> Problem statement
Transcribe the listing verbatim. Do not carry over any pictures.
= = =
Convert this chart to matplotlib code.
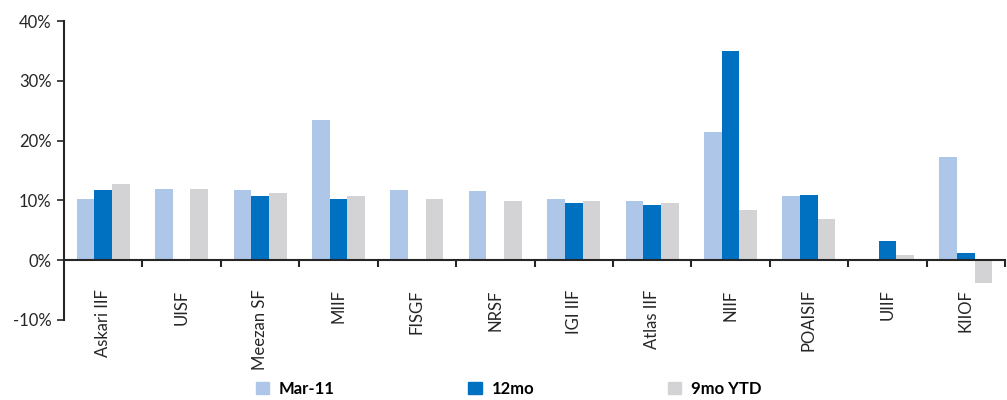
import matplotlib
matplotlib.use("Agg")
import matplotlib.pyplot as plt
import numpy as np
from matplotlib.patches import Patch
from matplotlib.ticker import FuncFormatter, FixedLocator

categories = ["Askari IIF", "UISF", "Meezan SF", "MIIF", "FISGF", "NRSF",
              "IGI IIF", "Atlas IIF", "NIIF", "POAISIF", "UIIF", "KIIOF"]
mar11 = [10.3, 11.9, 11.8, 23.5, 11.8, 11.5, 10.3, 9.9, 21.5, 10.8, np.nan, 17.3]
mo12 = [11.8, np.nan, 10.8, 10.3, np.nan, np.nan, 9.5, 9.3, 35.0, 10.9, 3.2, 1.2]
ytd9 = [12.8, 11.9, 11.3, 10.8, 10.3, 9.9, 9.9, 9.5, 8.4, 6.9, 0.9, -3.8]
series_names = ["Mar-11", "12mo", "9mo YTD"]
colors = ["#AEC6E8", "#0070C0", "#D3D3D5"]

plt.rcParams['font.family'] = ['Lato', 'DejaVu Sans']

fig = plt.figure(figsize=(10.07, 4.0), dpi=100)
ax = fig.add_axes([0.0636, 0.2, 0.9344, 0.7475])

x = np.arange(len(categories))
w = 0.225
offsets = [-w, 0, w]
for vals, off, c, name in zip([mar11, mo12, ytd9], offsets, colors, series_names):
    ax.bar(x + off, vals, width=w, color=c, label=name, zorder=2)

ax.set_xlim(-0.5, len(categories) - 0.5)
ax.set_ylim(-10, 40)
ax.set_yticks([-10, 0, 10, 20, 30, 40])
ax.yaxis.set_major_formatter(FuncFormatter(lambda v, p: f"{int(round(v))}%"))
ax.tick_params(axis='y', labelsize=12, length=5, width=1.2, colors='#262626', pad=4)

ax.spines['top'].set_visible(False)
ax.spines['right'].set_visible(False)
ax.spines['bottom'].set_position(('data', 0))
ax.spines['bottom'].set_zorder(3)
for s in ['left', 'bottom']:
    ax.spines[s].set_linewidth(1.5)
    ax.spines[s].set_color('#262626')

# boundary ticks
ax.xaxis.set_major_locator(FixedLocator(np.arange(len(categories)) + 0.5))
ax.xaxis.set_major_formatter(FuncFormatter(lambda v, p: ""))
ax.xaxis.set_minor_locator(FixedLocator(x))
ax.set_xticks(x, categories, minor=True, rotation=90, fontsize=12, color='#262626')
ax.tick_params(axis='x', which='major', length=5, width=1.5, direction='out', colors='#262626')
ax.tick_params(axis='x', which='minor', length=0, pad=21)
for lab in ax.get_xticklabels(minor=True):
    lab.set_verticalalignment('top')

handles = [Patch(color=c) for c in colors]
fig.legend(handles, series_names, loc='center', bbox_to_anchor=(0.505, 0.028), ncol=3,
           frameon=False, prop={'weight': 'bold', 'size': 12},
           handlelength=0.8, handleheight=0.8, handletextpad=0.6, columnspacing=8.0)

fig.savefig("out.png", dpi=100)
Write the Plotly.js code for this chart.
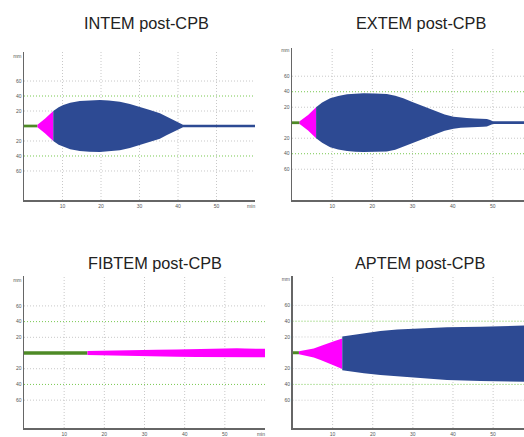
= = =
> Expected answer
Convert this chart to matplotlib code.
import matplotlib
matplotlib.use("Agg")
import matplotlib.pyplot as plt
import numpy as np
from matplotlib.patches import Patch
from matplotlib.ticker import FuncFormatter, FixedLocator

categories = ["Askari IIF", "UISF", "Meezan SF", "MIIF", "FISGF", "NRSF",
              "IGI IIF", "Atlas IIF", "NIIF", "POAISIF", "UIIF", "KIIOF"]
mar11 = [10.3, 11.9, 11.8, 23.5, 11.8, 11.5, 10.3, 9.9, 21.5, 10.8, np.nan, 17.3]
mo12 = [11.8, np.nan, 10.8, 10.3, np.nan, np.nan, 9.5, 9.3, 35.0, 10.9, 3.2, 1.2]
ytd9 = [12.8, 11.9, 11.3, 10.8, 10.3, 9.9, 9.9, 9.5, 8.4, 6.9, 0.9, -3.8]
series_names = ["Mar-11", "12mo", "9mo YTD"]
colors = ["#AEC6E8", "#0070C0", "#D3D3D5"]

plt.rcParams['font.family'] = ['Lato', 'DejaVu Sans']

fig = plt.figure(figsize=(10.07, 4.0), dpi=100)
ax = fig.add_axes([0.0636, 0.2, 0.9344, 0.7475])

x = np.arange(len(categories))
w = 0.225
offsets = [-w, 0, w]
for vals, off, c, name in zip([mar11, mo12, ytd9], offsets, colors, series_names):
    ax.bar(x + off, vals, width=w, color=c, label=name, zorder=2)

ax.set_xlim(-0.5, len(categories) - 0.5)
ax.set_ylim(-10, 40)
ax.set_yticks([-10, 0, 10, 20, 30, 40])
ax.yaxis.set_major_formatter(FuncFormatter(lambda v, p: f"{int(round(v))}%"))
ax.tick_params(axis='y', labelsize=12, length=5, width=1.2, colors='#262626', pad=4)

ax.spines['top'].set_visible(False)
ax.spines['right'].set_visible(False)
ax.spines['bottom'].set_position(('data', 0))
ax.spines['bottom'].set_zorder(3)
for s in ['left', 'bottom']:
    ax.spines[s].set_linewidth(1.5)
    ax.spines[s].set_color('#262626')

# boundary ticks
ax.xaxis.set_major_locator(FixedLocator(np.arange(len(categories)) + 0.5))
ax.xaxis.set_major_formatter(FuncFormatter(lambda v, p: ""))
ax.xaxis.set_minor_locator(FixedLocator(x))
ax.set_xticks(x, categories, minor=True, rotation=90, fontsize=12, color='#262626')
ax.tick_params(axis='x', which='major', length=5, width=1.5, direction='out', colors='#262626')
ax.tick_params(axis='x', which='minor', length=0, pad=21)
for lab in ax.get_xticklabels(minor=True):
    lab.set_verticalalignment('top')

handles = [Patch(color=c) for c in colors]
fig.legend(handles, series_names, loc='center', bbox_to_anchor=(0.505, 0.028), ncol=3,
           frameon=False, prop={'weight': 'bold', 'size': 12},
           handlelength=0.8, handleheight=0.8, handletextpad=0.6, columnspacing=8.0)

fig.savefig("out.png", dpi=100)
Write the Plotly.js code for this chart.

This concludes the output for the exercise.